*EXERCISE INSTRUCTIONS*: Repeat the material verbatim and drop the pictures.

--- BEGIN PROVIDED DATA ---

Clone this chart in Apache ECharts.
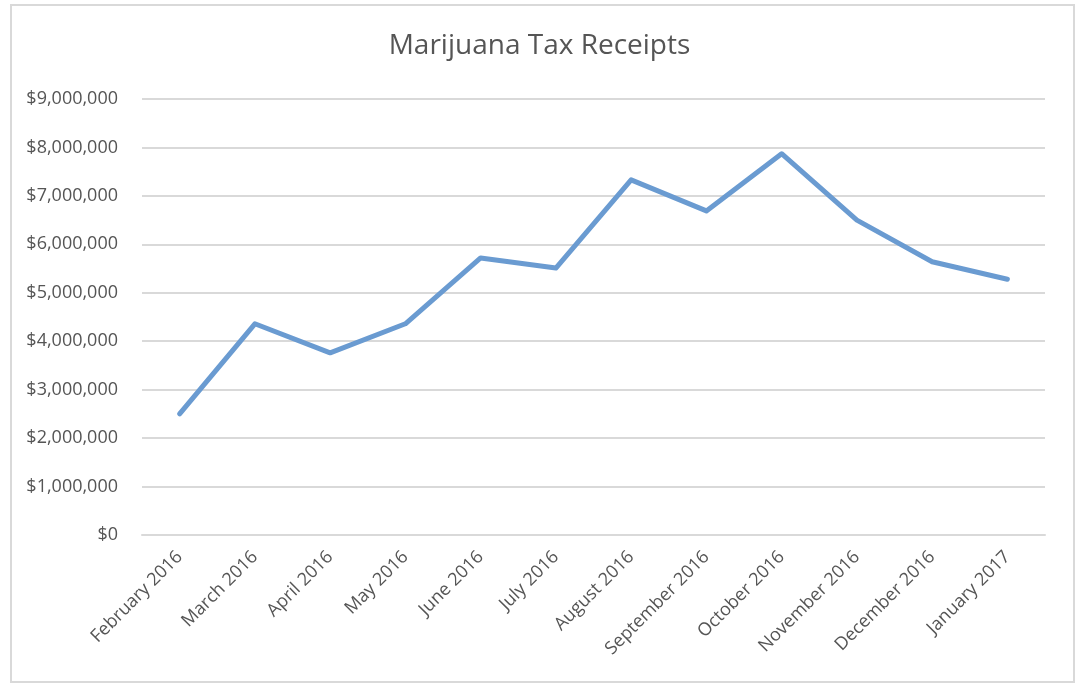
<!DOCTYPE html>
<html>
<head>
<meta charset="utf-8">
<script src="https://cdn.jsdelivr.net/npm/echarts@6/dist/echarts.min.js"></script>
<style>
  html, body { margin: 0; padding: 0; background: #fff; }
  .frame {
    position: absolute; left: 10px; top: 4px; width: 1061px; height: 675px;
    border: 2px solid #d9d9d9;
  }
  #chart { position: absolute; left: 0; top: 0; width: 1079px; height: 684px; }
</style>
</head>
<body>
<div class="frame"></div>
<div id="chart"></div>
<script>
// months along the x axis
const months = [
  "February 2016", "March 2016", "April 2016", "May 2016", "June 2016", "July 2016",
  "August 2016", "September 2016", "October 2016", "November 2016", "December 2016", "January 2017"
];
// tax receipts in dollars
const receipts = [
  2500000, 4360000, 3760000, 4360000, 5720000, 5510000,
  7330000, 6690000, 7870000, 6500000, 5640000, 5280000
];
const yMax = 9000000;
const yStep = 1000000;

const chart = echarts.init(document.getElementById("chart"));

const fmt = (v) => "$" + v.toLocaleString("en-US");

chart.setOption({
  animation: false,
  title: {
    text: "Marijuana Tax Receipts",
    left: "center",
    top: 27,
    textStyle: {
      fontFamily: "Open Sans",
      fontSize: 28,
      fontWeight: "normal",
      color: "#555555",
    },
  },
  grid: {
    left: 142,
    right: 34,
    top: 99,
    bottom: 149,
  },
  xAxis: {
    type: "category",
    data: months,
    boundaryGap: true,
    axisTick: { show: false },
    axisLine: { lineStyle: { color: "#d9d9d9", width: 2 } },
    axisLabel: {
      rotate: 45,
      interval: 0,
      margin: 19,
      color: "#555555",
      fontFamily: "Open Sans",
      fontSize: 18,
    },
  },
  yAxis: {
    type: "value",
    min: 0,
    max: yMax,
    interval: yStep,
    axisLine: { show: false },
    axisTick: { show: false },
    splitLine: { lineStyle: { color: "#d9d9d9", width: 2 } },
    axisLabel: {
      margin: 24,
      color: "#555555",
      fontFamily: "Open Sans",
      fontSize: 18,
      formatter: fmt,
    },
  },
  series: [
    {
      type: "line",
      data: receipts,
      showSymbol: false,
      lineStyle: { color: "#6a9bd1", width: 5, cap: "round", join: "round" },
      itemStyle: { color: "#6a9bd1" },
    },
  ],
});
</script>
</body>
</html>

--- END PROVIDED DATA ---

*SOLUTION TO THIS PROBLEM*:
Clone this chart in Apache ECharts.
<!DOCTYPE html>
<html>
<head>
<meta charset="utf-8">
<script src="https://cdn.jsdelivr.net/npm/echarts@6/dist/echarts.min.js"></script>
<style>
  html, body { margin: 0; padding: 0; background: #fff; }
  .frame {
    position: absolute; left: 10px; top: 4px; width: 1061px; height: 675px;
    border: 2px solid #d9d9d9;
  }
  #chart { position: absolute; left: 0; top: 0; width: 1079px; height: 684px; }
</style>
</head>
<body>
<div class="frame"></div>
<div id="chart"></div>
<script>
// months along the x axis
const months = [
  "February 2016", "March 2016", "April 2016", "May 2016", "June 2016", "July 2016",
  "August 2016", "September 2016", "October 2016", "November 2016", "December 2016", "January 2017"
];
// tax receipts in dollars
const receipts = [
  2500000, 4360000, 3760000, 4360000, 5720000, 5510000,
  7330000, 6690000, 7870000, 6500000, 5640000, 5280000
];
const yMax = 9000000;
const yStep = 1000000;

const chart = echarts.init(document.getElementById("chart"));

const fmt = (v) => "$" + v.toLocaleString("en-US");

chart.setOption({
  animation: false,
  title: {
    text: "Marijuana Tax Receipts",
    left: "center",
    top: 27,
    textStyle: {
      fontFamily: "Open Sans",
      fontSize: 28,
      fontWeight: "normal",
      color: "#555555",
    },
  },
  grid: {
    left: 142,
    right: 34,
    top: 99,
    bottom: 149,
  },
  xAxis: {
    type: "category",
    data: months,
    boundaryGap: true,
    axisTick: { show: false },
    axisLine: { lineStyle: { color: "#d9d9d9", width: 2 } },
    axisLabel: {
      rotate: 45,
      interval: 0,
      margin: 19,
      color: "#555555",
      fontFamily: "Open Sans",
      fontSize: 18,
    },
  },
  yAxis: {
    type: "value",
    min: 0,
    max: yMax,
    interval: yStep,
    axisLine: { show: false },
    axisTick: { show: false },
    splitLine: { lineStyle: { color: "#d9d9d9", width: 2 } },
    axisLabel: {
      margin: 24,
      color: "#555555",
      fontFamily: "Open Sans",
      fontSize: 18,
      formatter: fmt,
    },
  },
  series: [
    {
      type: "line",
      data: receipts,
      showSymbol: false,
      lineStyle: { color: "#6a9bd1", width: 5, cap: "round", join: "round" },
      itemStyle: { color: "#6a9bd1" },
    },
  ],
});
</script>
</body>
</html>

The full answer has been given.